DATA FOR THIS EXERCISE:

□ □ □

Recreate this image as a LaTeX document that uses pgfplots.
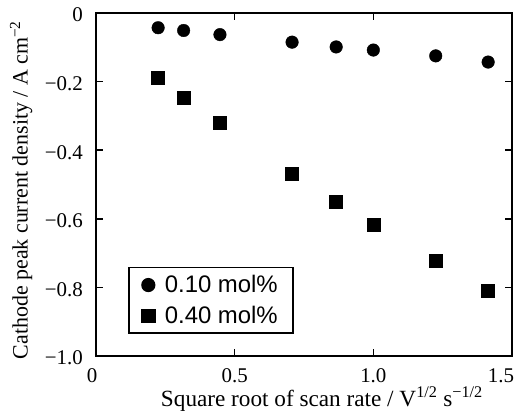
\documentclass[border=0pt]{standalone}
\usepackage{pgfplots}
\pgfplotsset{compat=1.18}
\usepackage{fontspec}
\setmainfont{Liberation Serif}
\newfontfamily\legfont{Liberation Sans}

\begin{document}
\begin{tikzpicture}
\useasboundingbox (-96bp,-60bp) rectangle (425bp,356bp);
\begin{axis}[scale only axis, width=416bp, height=343bp,
  xmin=0, xmax=1.5, ymin=-1.0, ymax=0,
  axis line style={line width=1.6bp},
  tick style={line width=1.6bp, black}, major tick length=7bp,
  tick align=inside,
  xtick={0,0.5,1.0,1.5}, xticklabels={0\hspace*{8bp},0.5,1.0,1.5\hspace*{22bp}},
  ytick={-1.0,-0.8,-0.6,-0.4,-0.2,0}, yticklabels={−1.0,−0.8,−0.6,−0.4,−0.2,0},
  ticklabel style={font=\fontsize{21}{24}\selectfont},
  xticklabel style={anchor=base, yshift=-26bp},
  yticklabel style={inner sep=0pt, xshift=-13bp, yshift=-2bp},
  xlabel={Square root of scan rate / V\textsuperscript{1/2} s\textsuperscript{−1/2}},
  ylabel={Cathode peak current density / A cm\textsuperscript{−2}},
  every axis x label/.style={at={(axis description cs:0.543,0)}, anchor=base,
    yshift=-50bp, font=\fontsize{23.3}{27}\selectfont},
  every axis y label/.style={at={(axis description cs:-0.18,0.484)}, anchor=center,
    rotate=90, font=\fontsize{22}{26}\selectfont},
  legend style={at={(axis description cs:0.077,0.064)}, anchor=south west,
    draw=black, line width=1.6bp, font=\legfont\fontsize{24}{28}\selectfont,
    inner xsep=13bp, inner ysep=6bp, row sep=8bp,
    /tikz/every odd column/.append style={column sep=8bp}},
  legend cell align=left,
]
\addplot[only marks, mark=*, mark size=6.3bp, black] coordinates {
  (0.224,-0.043) (0.316,-0.051) (0.447,-0.063) (0.707,-0.085)
  (0.866,-0.099) (1.000,-0.108) (1.225,-0.125) (1.414,-0.143)};
\addlegendentry{0.10 mol\%}
\addplot[only marks, mark=square*, mark size=6.5bp, black] coordinates {
  (0.224,-0.190) (0.316,-0.248) (0.447,-0.319) (0.707,-0.469)
  (0.866,-0.551) (1.000,-0.618) (1.225,-0.721) (1.414,-0.809)};
\addlegendentry{0.40 mol\%}
\end{axis}
\end{tikzpicture}
\end{document}
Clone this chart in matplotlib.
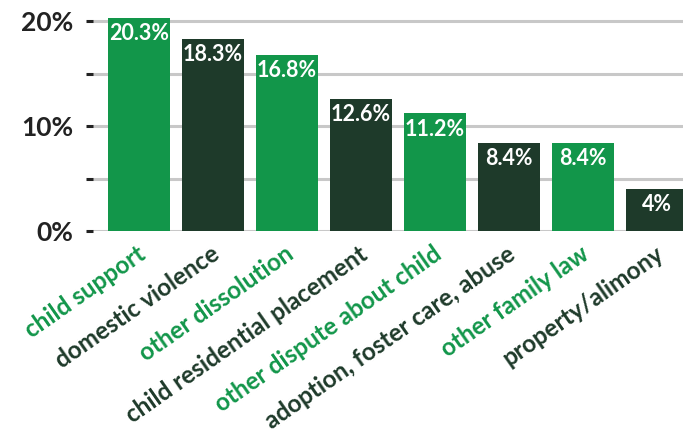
import matplotlib
matplotlib.use("Agg")
import matplotlib.pyplot as plt

categories = ["child support", "domestic violence", "other dissolution",
              "child residential placement", "other dispute about child",
              "adoption, foster care, abuse", "other family law", "property/alimony"]
values = [20.3, 18.3, 16.8, 12.6, 11.2, 8.4, 8.4, 4.0]
value_labels = ["20.3%", "18.3%", "16.8%", "12.6%", "11.2%", "8.4%", "8.4%", "4%"]
yticks = [0, 10, 20]
ytick_labels = ["0%", "10%", "20%"]
minor_ticks = [5, 15]

GREEN = "#12964A"
DARK = "#1E3A2A"
colors = [GREEN if i % 2 == 0 else DARK for i in range(len(values))]

plt.rcParams['font.family'] = ['Lato', 'DejaVu Sans']

fig = plt.figure(figsize=(6.83, 4.38), dpi=100)
ax = fig.add_axes([93/683, 207/438, 1 - 93/683, 221/438])

x = list(range(len(values)))
ax.bar(x, values, width=0.84, color=colors, zorder=3)
ax.set_xlim(-0.62, 7.35)
ax.set_ylim(0, 21.05)

for v in yticks + minor_ticks:
    ax.axhline(v, color="#C8C8C8", lw=2.2, zorder=1)

for xi, v, lab in zip(x, values, value_labels):
    ax.text(xi, v - 0.5, lab, ha="center", va="top", color="white",
            fontsize=15.5, fontweight="bold", zorder=4)

ax.set_yticks(yticks)
ax.set_yticklabels(ytick_labels, fontsize=19, fontweight="bold", color="#222222")
ax.set_yticks(minor_ticks, minor=True)
ax.tick_params(axis="y", which="both", length=5, width=2.2, color="#222222", pad=9)
ax.set_xticks([])
for s in ax.spines.values():
    s.set_visible(False)

for xi, c, col in zip(x, categories, colors):
    ax.annotate(c, xy=(xi, 0), xycoords=("data", "data"), xytext=(-2, -8),
                textcoords="offset points", ha="right", va="top",
                rotation=35, rotation_mode="anchor", color=col,
                fontsize=17.5, fontweight="bold")

fig.savefig("out.png", dpi=100)
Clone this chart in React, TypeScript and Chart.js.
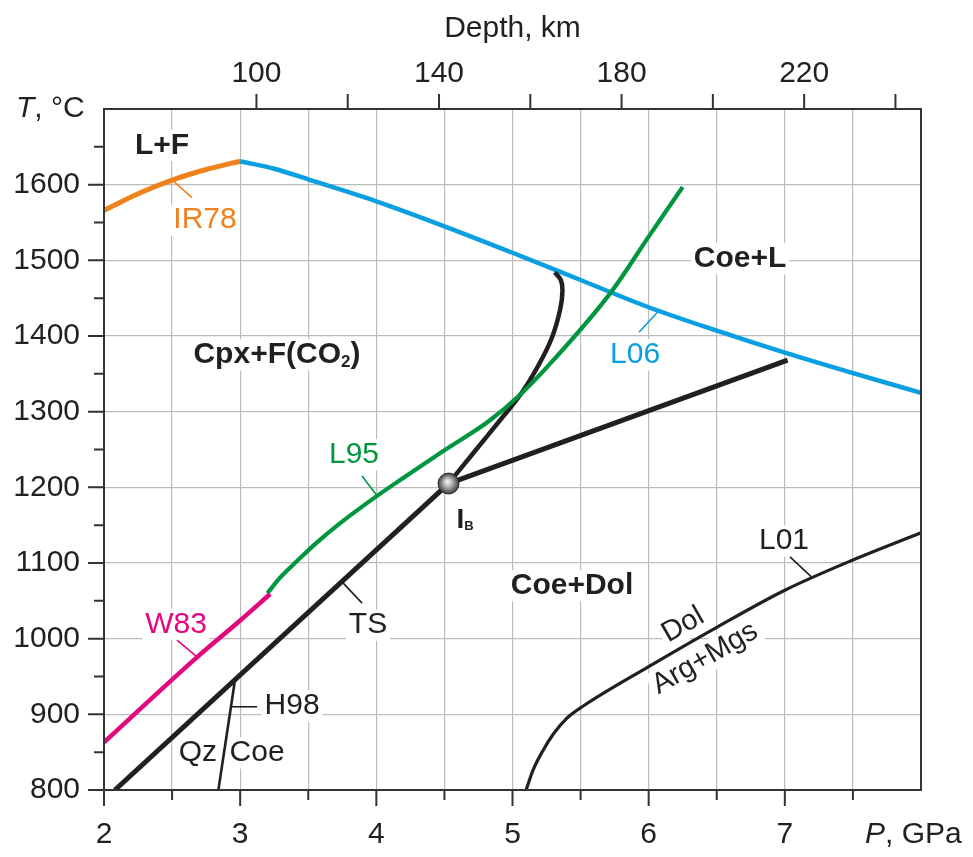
import React, { useEffect, useRef } from 'react';
import { Chart, registerables } from 'chart.js';

Chart.register(...registerables);

const FONT = '"Liberation Sans", Arial, Helvetica, sans-serif';
const INK = '#231f20';
const ORANGE = '#f0821e';
const BLUE = '#0a9fe0';
const GREEN = '#00963f';
const MAGENTA = '#e4087f';
const GRID = '#bcbcbc';

const P_MIN = 2;
const P_MAX = 8;
const T_MIN = 800;
const T_MAX = 1700;
const DEPTH_MIN = 66.6;
const DEPTH_MAX = 245.6;

const pressureTicks = [2, 2.5, 3, 3.5, 4, 4.5, 5, 5.5, 6, 6.5, 7, 7.5];
const pressureLabels = [2, 3, 4, 5, 6, 7];
const temperatureTicks = [800, 850, 900, 950, 1000, 1050, 1100, 1150, 1200, 1250, 1300, 1350, 1400, 1450, 1500, 1550, 1600, 1650];
const temperatureLabels = [800, 900, 1000, 1100, 1200, 1300, 1400, 1500, 1600];
const depthTicks = [100, 120, 140, 160, 180, 200, 220, 240];
const depthLabels = [100, 140, 180, 220];

// IR78 (orange)
const ir78P = [2.0, 2.25, 2.5, 2.75, 3.0];
const ir78T = [1566, 1588, 1606, 1620, 1631];
// L06 (blue)
const l06P = [3.0, 3.25, 3.5, 4.0, 4.5, 5.0, 5.5, 6.0, 6.5, 7.0, 7.5, 8.0];
const l06T = [1631, 1621, 1607, 1578, 1545, 1510, 1474, 1438, 1407, 1378, 1351, 1325];
// L95 (green)
const l95P = [3.2, 3.29, 3.42, 3.55, 3.73, 4.0, 4.17, 4.5, 4.83, 5.06, 5.3, 5.72, 6.01, 6.25];
const l95T = [1060, 1080, 1103, 1125, 1152, 1188, 1209, 1249, 1288, 1323, 1368, 1457, 1534, 1597];
// W83 (magenta)
const w83P = [2.0, 2.68, 3.0, 3.22];
const w83T = [863, 975, 1024, 1059];
// TS (black)
const tsP = [2.08, 4.53];
const tsT = [800, 1205];
const tsUpperP = [4.53, 4.72, 4.91, 5.06, 5.19, 5.29, 5.35, 5.367, 5.355, 5.31];
const tsUpperT = [1205, 1247, 1289, 1323, 1361, 1398, 1435, 1460, 1474, 1484];
// I_B to high pressure
const ibLineP = [4.53, 7.02];
const ibLineT = [1205, 1368];
// invariant point I_B
const ibP = 4.53;
const ibT = 1205;
// H98 Qz/Coe
const h98P = [2.84, 2.96];
const h98T = [800, 943];
// L01 Dol = Arg+Mgs
const l01P = [5.1, 5.15, 5.22, 5.3, 5.4, 5.52, 6.0, 6.5, 7.0, 7.5, 8.0];
const l01T = [800, 826, 851, 874, 895, 911, 963, 1015, 1064, 1104, 1140];

type Part = { s: string; bold?: boolean; italic?: boolean; size?: number; dy?: number };
type Label = { parts: Part[]; p: number; t: number; color: string; rot?: number; size?: number };

const labels: Label[] = [
  { parts: [{ s: 'L+F', bold: true }], p: 2.426, t: 1652, color: INK },
  { parts: [{ s: 'Coe+L', bold: true }], p: 6.671, t: 1502, color: INK },
  {
    parts: [
      { s: 'Cpx+F(CO', bold: true },
      { s: '2', bold: true, size: 17, dy: 7 },
      { s: ')', bold: true },
    ],
    p: 3.27, t: 1375, color: INK,
  },
  { parts: [{ s: 'Coe+Dol', bold: true }], p: 5.437, t: 1070, color: INK },
  { parts: [{ s: 'IR78' }], p: 2.742, t: 1553, color: ORANGE },
  { parts: [{ s: 'L06' }], p: 5.9, t: 1375, color: BLUE },
  { parts: [{ s: 'L95' }], p: 3.836, t: 1243, color: GREEN },
  { parts: [{ s: 'TS' }], p: 3.939, t: 1018, color: INK },
  { parts: [{ s: 'W83' }], p: 2.529, t: 1019, color: MAGENTA },
  { parts: [{ s: 'H98' }], p: 3.381, t: 911, color: INK },
  { parts: [{ s: 'Qz' }], p: 2.69, t: 849, color: INK },
  { parts: [{ s: 'Coe' }], p: 3.124, t: 849, color: INK },
  { parts: [{ s: 'L01' }], p: 6.994, t: 1129, color: INK },
  { parts: [{ s: 'Dol' }], p: 6.252, t: 1018, color: INK, rot: -30, size: 29 },
  { parts: [{ s: 'Arg+Mgs' }], p: 6.414, t: 974, color: INK, rot: -30, size: 29 },
  {
    parts: [
      { s: 'I', bold: true, size: 28 },
      { s: 'B', bold: true, size: 13, dy: 7 },
    ],
    p: 4.651, t: 1157, color: INK,
  },
];

const leaders = [
  { p1: 2.507, t1: 1605, p2: 2.646, t2: 1583, color: ORANGE },
  { p1: 6.068, t1: 1432, p2: 5.929, t2: 1405, color: BLUE },
  { p1: 4.005, t1: 1189, p2: 3.895, t2: 1215, color: GREEN },
  { p1: 3.748, t1: 1075, p2: 3.895, t2: 1047, color: INK },
  { p1: 2.683, t1: 976, p2: 2.536, t2: 998, color: MAGENTA },
  { p1: 2.93, t1: 910, p2: 3.124, t2: 910, color: INK },
  { p1: 7.199, t1: 1081, p2: 7.038, t2: 1108, color: INK },
];

const pts = (ps: number[], ts: number[]) => ps.map((p, i) => ({ x: p, y: ts[i] }));

function fontOf(p: Part, base: number) {
  return `${p.italic ? 'italic ' : ''}${p.bold ? 'bold ' : ''}${p.size ?? base}px ${FONT}`;
}

function drawParts(
  ctx: CanvasRenderingContext2D,
  parts: Part[],
  cx: number,
  cy: number,
  color: string,
  size: number,
  rotDeg: number,
  bg: boolean,
  align: 'center' | 'left' = 'center'
) {
  ctx.save();
  ctx.translate(cx, cy);
  if (rotDeg) ctx.rotate((rotDeg * Math.PI) / 180);
  const widths = parts.map((p) => {
    ctx.font = fontOf(p, size);
    return ctx.measureText(p.s).width;
  });
  const W = widths.reduce((a, b) => a + b, 0);
  let x0 = align === 'left' ? 0 : -W / 2;
  if (bg) {
    ctx.fillStyle = '#ffffff';
    ctx.fillRect(x0 - 3, -size * 0.52, W + 6, size * 1.04);
  }
  ctx.fillStyle = color;
  ctx.textBaseline = 'middle';
  ctx.textAlign = 'left';
  parts.forEach((p, i) => {
    ctx.font = fontOf(p, size);
    ctx.fillText(p.s, x0, p.dy ?? 0);
    x0 += widths[i];
  });
  ctx.restore();
}

const annotations = {
  id: 'annotations',
  beforeDatasetsDraw(chart: any) {
    const ctx: CanvasRenderingContext2D = chart.ctx;
    const xs = chart.scales.x;
    const ys = chart.scales.y;
    for (const L of labels) {
      drawParts(ctx, L.parts, xs.getPixelForValue(L.p), ys.getPixelForValue(L.t), L.color, L.size ?? 30, L.rot ?? 0, true);
    }
    ctx.save();
    ctx.lineWidth = 1.6;
    for (const l of leaders) {
      ctx.strokeStyle = l.color;
      ctx.beginPath();
      ctx.moveTo(xs.getPixelForValue(l.p1), ys.getPixelForValue(l.t1));
      ctx.lineTo(xs.getPixelForValue(l.p2), ys.getPixelForValue(l.t2));
      ctx.stroke();
    }
    ctx.restore();
  },
  afterDatasetsDraw(chart: any) {
    const ctx: CanvasRenderingContext2D = chart.ctx;
    const xs = chart.scales.x;
    const ys = chart.scales.y;
    const x2 = chart.scales.x2;
    const area = chart.chartArea;

    // invariant point sphere
    const cx = xs.getPixelForValue(ibP);
    const cy = ys.getPixelForValue(ibT);
    const r = 10.5;
    const g = ctx.createRadialGradient(cx - 1, cy - 2, 0.5, cx, cy, r);
    g.addColorStop(0, '#f4f4f4');
    g.addColorStop(0.45, '#a8a8a8');
    g.addColorStop(1, '#3c3c3c');
    ctx.save();
    ctx.fillStyle = g;
    ctx.beginPath();
    ctx.arc(cx, cy, r, 0, Math.PI * 2);
    ctx.fill();
    ctx.strokeStyle = '#2a2a2a';
    ctx.lineWidth = 1;
    ctx.stroke();

    // frame
    ctx.strokeStyle = '#333333';
    ctx.lineWidth = 2;
    ctx.strokeRect(area.left, area.top, area.right - area.left, area.bottom - area.top);

    // ticks
    ctx.lineWidth = 2;
    ctx.beginPath();
    for (const v of pressureTicks) {
      const x = xs.getPixelForValue(v);
      const len = Number.isInteger(v) ? 16 : 10;
      ctx.moveTo(x, area.bottom);
      ctx.lineTo(x, area.bottom + len);
    }
    for (const v of temperatureTicks) {
      const y = ys.getPixelForValue(v);
      const len = v % 100 === 0 ? 16 : 10;
      ctx.moveTo(area.left, y);
      ctx.lineTo(area.left - len, y);
    }
    for (const v of depthTicks) {
      const x = x2.getPixelForValue(v);
      ctx.moveTo(x, area.top);
      ctx.lineTo(x, area.top - 15);
    }
    ctx.stroke();
    ctx.restore();

    // axis titles
    drawParts(ctx, [{ s: 'Depth, km' }], (area.left + area.right) / 2, 29, INK, 30, 0, false);
    drawParts(ctx, [{ s: 'T', italic: true }, { s: ', °C' }], 16, area.top, INK, 30, 0, false, 'left');
    drawParts(ctx, [{ s: 'P', italic: true }, { s: ', GPa' }], 865, 835, INK, 30, 0, false, 'left');
  },
};

export default function App() {
  const ref = useRef<HTMLCanvasElement | null>(null);

  useEffect(() => {
    if (!ref.current) return;
    const line = (data: any[], color: string, width: number, mode: 'monotone' | 'tension' | 'straight') => ({
      data,
      showLine: true,
      borderColor: color,
      backgroundColor: color,
      borderWidth: width,
      pointRadius: 0,
      tension: mode === 'tension' ? 0.4 : 0,
      cubicInterpolationMode: mode === 'monotone' ? ('monotone' as const) : ('default' as const),
      fill: false,
      borderJoinStyle: 'round' as const,
    });
    const chart = new Chart(ref.current, {
      type: 'scatter',
      data: {
        datasets: [
          line(pts(l01P, l01T), INK, 3.2, 'monotone'),
          line(pts(h98P, h98T), INK, 2.6, 'straight'),
          line(pts(w83P, w83T), MAGENTA, 4.5, 'monotone'),
          line(pts(l95P, l95T), GREEN, 4.2, 'monotone'),
          line(pts(ibLineP, ibLineT), INK, 5, 'straight'),
          line(pts(tsP, tsT), INK, 5, 'straight'),
          line(pts(tsUpperP, tsUpperT), INK, 4.5, 'tension'),
          line(pts(l06P, l06T), BLUE, 4.5, 'monotone'),
          line(pts(ir78P, ir78T), ORANGE, 5, 'monotone'),
        ],
      },
      options: {
        responsive: false,
        animation: false,
        events: [],
        layout: { padding: { left: 0, right: 52, top: 0, bottom: 0 } },
        plugins: {
          legend: { display: false },
          tooltip: { enabled: false },
        },
        scales: {
          x: {
            type: 'linear',
            position: 'bottom',
            min: P_MIN,
            max: P_MAX,
            border: { display: false },
            afterFit: (s: any) => {
              s.height = 67;
            },
            afterBuildTicks: (s: any) => {
              s.ticks = [...pressureTicks, P_MAX].map((v) => ({ value: v }));
            },
            grid: {
              drawTicks: false,
              lineWidth: 1.2,
              color: (c: any) => {
                const v = c.tick?.value;
                return v > P_MIN && v < P_MAX ? GRID : 'rgba(0,0,0,0)';
              },
            },
            ticks: {
              autoSkip: false,
              maxRotation: 0,
              padding: 27,
              color: INK,
              font: { family: FONT, size: 30 },
              callback: (v: any) => (pressureLabels.includes(Number(v)) ? String(v) : ''),
            },
          },
          x2: {
            type: 'linear',
            position: 'top',
            min: DEPTH_MIN,
            max: DEPTH_MAX,
            border: { display: false },
            afterFit: (s: any) => {
              s.height = 109;
            },
            afterBuildTicks: (s: any) => {
              s.ticks = depthTicks.map((v) => ({ value: v }));
            },
            grid: { display: false, drawTicks: false },
            ticks: {
              autoSkip: false,
              maxRotation: 0,
              padding: 17,
              color: INK,
              font: { family: FONT, size: 30 },
              callback: (v: any) => (depthLabels.includes(Number(v)) ? String(v) : ''),
            },
          },
          y: {
            type: 'linear',
            position: 'left',
            min: T_MIN,
            max: T_MAX,
            border: { display: false },
            afterFit: (s: any) => {
              s.width = 104;
            },
            afterBuildTicks: (s: any) => {
              s.ticks = [...temperatureTicks, T_MAX].map((v) => ({ value: v }));
            },
            grid: {
              drawTicks: false,
              lineWidth: 1.2,
              color: (c: any) => {
                const v = c.tick?.value;
                return v > T_MIN && v < T_MAX && v % 100 === 0 ? GRID : 'rgba(0,0,0,0)';
              },
            },
            ticks: {
              autoSkip: false,
              padding: 24,
              color: INK,
              font: { family: FONT, size: 30 },
              callback: (v: any) => (temperatureLabels.includes(Number(v)) ? String(v) : ''),
            },
          },
        },
      },
      plugins: [annotations],
    });
    return () => chart.destroy();
  }, []);

  return (
    <div style={{ position: 'absolute', left: 0, top: 0, width: 973, height: 857, background: '#fff' }}>
      <canvas ref={ref} width={973} height={857} style={{ display: 'block', width: 973, height: 857 }} />
    </div>
  );
}
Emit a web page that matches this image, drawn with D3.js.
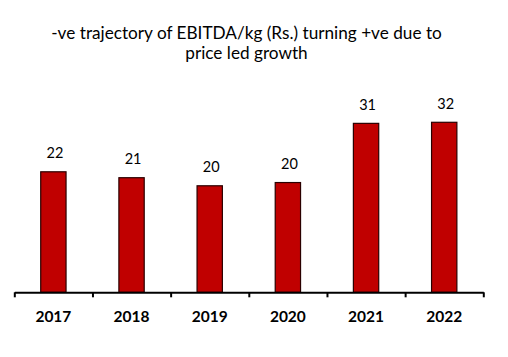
<!DOCTYPE html>
<html>
<head>
<meta charset="utf-8">
<script src="https://cdn.jsdelivr.net/npm/d3@7"></script>
<style>
  html, body { margin: 0; padding: 0; background: #fff; }
  svg { display: block; }
</style>
</head>
<body>
<svg id="chart" width="508" height="357"></svg>
<script>
const titleLines = ["-ve trajectory of EBITDA/kg (Rs.) turning +ve due to", "price led growth"];
const years = ["2017", "2018", "2019", "2020", "2021", "2022"];
const ebitdaPerKg = [22.4, 21.3, 19.8, 20.4, 31.4, 31.6];

const svg = d3.select("#chart");
const left = 14.3, right = 483.3, baseY = 292.3;
const fontFam = "Lato, 'Open Sans', sans-serif";

// Title
svg.append("g").selectAll("text").data(titleLines).join("text")
  .attr("x", 246.5)
  .attr("y", (d, i) => 38.5 + i * 20)
  .attr("text-anchor", "middle")
  .attr("font-family", fontFam)
  .attr("font-size", 17.2)
  .attr("fill", "#000")
  .text(d => d);

// Scales
const x = d3.scaleBand().domain(years).range([left, right])
  .paddingInner(0.676).paddingOuter(0.338);
const y = d3.scaleLinear().domain([0, 35]).range([baseY, baseY - 35 * 5.38]);
const edge = d3.scaleLinear().domain([0, years.length]).range([left, right]);

// Bars
svg.append("g").selectAll("rect").data(years).join("rect")
  .attr("x", d => x(d))
  .attr("width", x.bandwidth())
  .attr("y", (d, i) => y(ebitdaPerKg[i]))
  .attr("height", (d, i) => baseY - y(ebitdaPerKg[i]))
  .attr("fill", "#C00000")
  .attr("stroke", "#2a0000")
  .attr("stroke-width", 1.2);

// Value labels
const fmt = d3.format(".0f");
svg.append("g").selectAll("text").data(years).join("text")
  .attr("x", d => x(d) + x.bandwidth() / 2 + 1.5)
  .attr("y", (d, i) => y(ebitdaPerKg[i]) - 13.3)
  .attr("text-anchor", "middle")
  .attr("font-family", fontFam)
  .attr("font-size", 14.5)
  .attr("fill", "#000")
  .text((d, i) => fmt(ebitdaPerKg[i]));

// Axis with ticks at category boundaries
const axis = d3.axisBottom(edge)
  .tickValues(d3.range(years.length + 1))
  .tickSize(5)
  .tickSizeOuter(0)
  .tickFormat("");
const ax = svg.append("g").attr("transform", `translate(0,${baseY})`).call(axis);
ax.select(".domain").attr("stroke", "#000").attr("stroke-width", 2);
ax.selectAll(".tick line").attr("stroke", "#000").attr("stroke-width", 2);

// Category labels
svg.append("g").selectAll("text").data(years).join("text")
  .attr("x", d => x(d) + x.bandwidth() / 2)
  .attr("y", 322.3)
  .attr("text-anchor", "middle")
  .attr("font-family", fontFam)
  .attr("font-weight", "bold")
  .attr("font-size", 15.5)
  .attr("fill", "#000")
  .text(d => d);
</script>
</body>
</html>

□ □ □

Across the material above, how many lines include the string "Clone"? Only the number is wanted.

2